American Public Schools Face an Existential Enrollment Crisis (NPR’s All Things Considered)
The same day NPR’s All Things Considered reported on the Colorado high school cell phone story, host Juana Summers talked with ProPublica’s Alec MacGillis about his recent reporting on how declining enrollment is a crisis for American public schools:
“Summers: …Enrollment in public schools has decreased by about a million students in the U.S. since the start of the pandemic. Some of those kids are homeschooled now, others in private schools, partly because of voucher programs in Republican-leaning states. …I mean, it’s just a staggering number – a million fewer students in America’s public schools over the course of about four years. Is it the chaos of the pandemic to blame, or was this just the direction that perhaps public education was already headed in here in the United States?”

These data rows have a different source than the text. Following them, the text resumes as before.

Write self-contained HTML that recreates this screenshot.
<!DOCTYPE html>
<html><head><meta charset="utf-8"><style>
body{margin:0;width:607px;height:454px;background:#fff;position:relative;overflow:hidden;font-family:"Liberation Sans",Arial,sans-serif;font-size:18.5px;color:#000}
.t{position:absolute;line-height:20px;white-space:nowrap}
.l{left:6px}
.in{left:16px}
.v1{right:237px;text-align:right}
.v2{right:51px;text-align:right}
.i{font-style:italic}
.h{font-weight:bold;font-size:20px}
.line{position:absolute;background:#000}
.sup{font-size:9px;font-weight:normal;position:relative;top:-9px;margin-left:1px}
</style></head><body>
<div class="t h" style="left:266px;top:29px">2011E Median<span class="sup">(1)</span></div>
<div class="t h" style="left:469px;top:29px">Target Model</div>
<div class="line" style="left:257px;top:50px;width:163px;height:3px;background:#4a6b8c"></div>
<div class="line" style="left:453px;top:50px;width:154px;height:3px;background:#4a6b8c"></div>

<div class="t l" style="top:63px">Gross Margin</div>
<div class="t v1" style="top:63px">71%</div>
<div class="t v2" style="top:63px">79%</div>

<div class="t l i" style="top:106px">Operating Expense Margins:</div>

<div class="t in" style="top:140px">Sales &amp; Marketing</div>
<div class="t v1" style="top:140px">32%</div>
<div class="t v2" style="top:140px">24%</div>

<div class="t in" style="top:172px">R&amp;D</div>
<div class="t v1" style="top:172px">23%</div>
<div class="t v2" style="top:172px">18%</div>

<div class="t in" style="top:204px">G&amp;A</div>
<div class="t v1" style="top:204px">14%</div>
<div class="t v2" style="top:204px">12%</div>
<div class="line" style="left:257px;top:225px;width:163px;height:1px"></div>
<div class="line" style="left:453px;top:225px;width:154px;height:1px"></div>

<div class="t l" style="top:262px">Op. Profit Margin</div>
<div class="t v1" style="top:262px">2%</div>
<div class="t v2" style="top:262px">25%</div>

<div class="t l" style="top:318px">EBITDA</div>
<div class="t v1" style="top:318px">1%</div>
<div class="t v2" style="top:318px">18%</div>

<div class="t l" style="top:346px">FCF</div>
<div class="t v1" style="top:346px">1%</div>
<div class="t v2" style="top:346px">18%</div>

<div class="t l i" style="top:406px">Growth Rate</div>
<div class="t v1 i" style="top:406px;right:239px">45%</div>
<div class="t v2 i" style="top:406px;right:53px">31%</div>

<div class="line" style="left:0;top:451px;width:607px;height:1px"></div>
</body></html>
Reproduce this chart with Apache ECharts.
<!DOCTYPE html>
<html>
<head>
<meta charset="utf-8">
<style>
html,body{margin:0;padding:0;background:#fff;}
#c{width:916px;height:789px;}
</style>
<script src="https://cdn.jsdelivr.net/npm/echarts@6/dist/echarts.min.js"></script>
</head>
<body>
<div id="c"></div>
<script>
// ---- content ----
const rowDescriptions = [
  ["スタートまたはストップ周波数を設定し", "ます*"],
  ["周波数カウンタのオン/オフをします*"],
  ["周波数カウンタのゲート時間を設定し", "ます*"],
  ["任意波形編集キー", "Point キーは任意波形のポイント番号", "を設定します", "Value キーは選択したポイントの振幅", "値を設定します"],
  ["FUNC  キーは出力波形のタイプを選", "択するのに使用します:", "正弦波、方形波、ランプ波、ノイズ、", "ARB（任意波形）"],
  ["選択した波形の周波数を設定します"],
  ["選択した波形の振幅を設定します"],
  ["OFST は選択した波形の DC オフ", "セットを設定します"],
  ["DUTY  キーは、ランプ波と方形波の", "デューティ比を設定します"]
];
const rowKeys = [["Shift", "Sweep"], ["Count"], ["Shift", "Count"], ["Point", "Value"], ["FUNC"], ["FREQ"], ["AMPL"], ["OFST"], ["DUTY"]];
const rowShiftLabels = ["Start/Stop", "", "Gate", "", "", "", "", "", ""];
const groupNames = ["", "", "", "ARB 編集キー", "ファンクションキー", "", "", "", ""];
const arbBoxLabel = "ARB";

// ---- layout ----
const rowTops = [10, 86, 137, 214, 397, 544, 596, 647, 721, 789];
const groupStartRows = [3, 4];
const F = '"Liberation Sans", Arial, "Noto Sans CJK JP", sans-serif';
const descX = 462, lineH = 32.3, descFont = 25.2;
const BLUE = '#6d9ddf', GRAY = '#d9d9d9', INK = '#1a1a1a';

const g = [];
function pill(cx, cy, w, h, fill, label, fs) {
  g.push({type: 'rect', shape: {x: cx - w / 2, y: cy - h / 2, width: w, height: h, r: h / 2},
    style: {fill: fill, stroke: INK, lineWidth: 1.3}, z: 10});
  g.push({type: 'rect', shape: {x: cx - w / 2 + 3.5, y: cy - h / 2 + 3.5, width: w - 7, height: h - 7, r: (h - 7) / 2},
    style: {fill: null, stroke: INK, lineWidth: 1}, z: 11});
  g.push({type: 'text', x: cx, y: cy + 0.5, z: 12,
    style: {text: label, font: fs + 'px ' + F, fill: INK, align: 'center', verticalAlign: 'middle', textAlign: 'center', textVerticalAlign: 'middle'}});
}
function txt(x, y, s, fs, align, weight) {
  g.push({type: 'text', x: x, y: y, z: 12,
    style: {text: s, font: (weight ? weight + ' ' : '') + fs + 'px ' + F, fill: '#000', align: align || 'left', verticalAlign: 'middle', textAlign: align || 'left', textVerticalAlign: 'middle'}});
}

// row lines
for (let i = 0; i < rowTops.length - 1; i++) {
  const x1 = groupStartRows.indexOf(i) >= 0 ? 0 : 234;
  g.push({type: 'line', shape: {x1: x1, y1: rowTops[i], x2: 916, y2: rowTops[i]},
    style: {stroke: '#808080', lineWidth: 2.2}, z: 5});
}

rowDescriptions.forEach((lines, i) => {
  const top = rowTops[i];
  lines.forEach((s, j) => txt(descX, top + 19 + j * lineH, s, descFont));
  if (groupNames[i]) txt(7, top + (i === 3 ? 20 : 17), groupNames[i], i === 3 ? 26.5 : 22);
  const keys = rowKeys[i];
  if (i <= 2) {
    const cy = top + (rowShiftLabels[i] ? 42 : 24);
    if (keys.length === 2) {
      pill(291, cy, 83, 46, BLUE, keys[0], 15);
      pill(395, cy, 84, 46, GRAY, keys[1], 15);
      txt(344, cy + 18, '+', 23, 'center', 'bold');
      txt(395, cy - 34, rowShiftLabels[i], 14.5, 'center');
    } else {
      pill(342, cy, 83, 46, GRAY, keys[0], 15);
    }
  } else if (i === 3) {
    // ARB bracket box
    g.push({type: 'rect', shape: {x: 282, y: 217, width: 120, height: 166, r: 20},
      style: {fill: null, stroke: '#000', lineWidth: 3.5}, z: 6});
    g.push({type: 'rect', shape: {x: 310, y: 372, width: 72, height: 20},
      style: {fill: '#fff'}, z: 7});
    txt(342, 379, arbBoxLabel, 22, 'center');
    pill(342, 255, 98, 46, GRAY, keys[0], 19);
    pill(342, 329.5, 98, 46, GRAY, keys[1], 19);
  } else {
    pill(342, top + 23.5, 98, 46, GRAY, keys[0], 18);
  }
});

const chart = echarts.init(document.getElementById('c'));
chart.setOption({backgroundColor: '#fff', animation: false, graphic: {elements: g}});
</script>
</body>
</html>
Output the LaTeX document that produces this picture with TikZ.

“MacGillis: No, it really was the pandemic and the extended school closures that we had in so many cities. In some cities, the schools were closed for a full year and a half, and so you just had a lot of families that left the system in that period. Some families felt like their kids were not getting enough instruction during the Zoom school and so moved them into private schools that were still open. Some families moved to homeschooling in that period for the same reason. Then other parents, you know, when they – when schools reopened, they came back in, and there’s a lot of really unruly behavior in the classroom. After kids got back, they were just really kind of unsocialized. So in that period, you also saw a lot of families pulling their kids out into private schooling or homeschooling. So it’s absolutely an effect of this hiatus and of some of the decisions that were made. This is one more consequence.”
What happens during the next four years? Does our traditional public school system recover? Or does it continue to lose enrollment?
Or maybe there’s a more important question: Given its current condition, especially when it comes to educating black, brown, and poor kids, should our traditional public school system be allowed to continue their “business as usual” approach to making all of our kids smarter and stronger?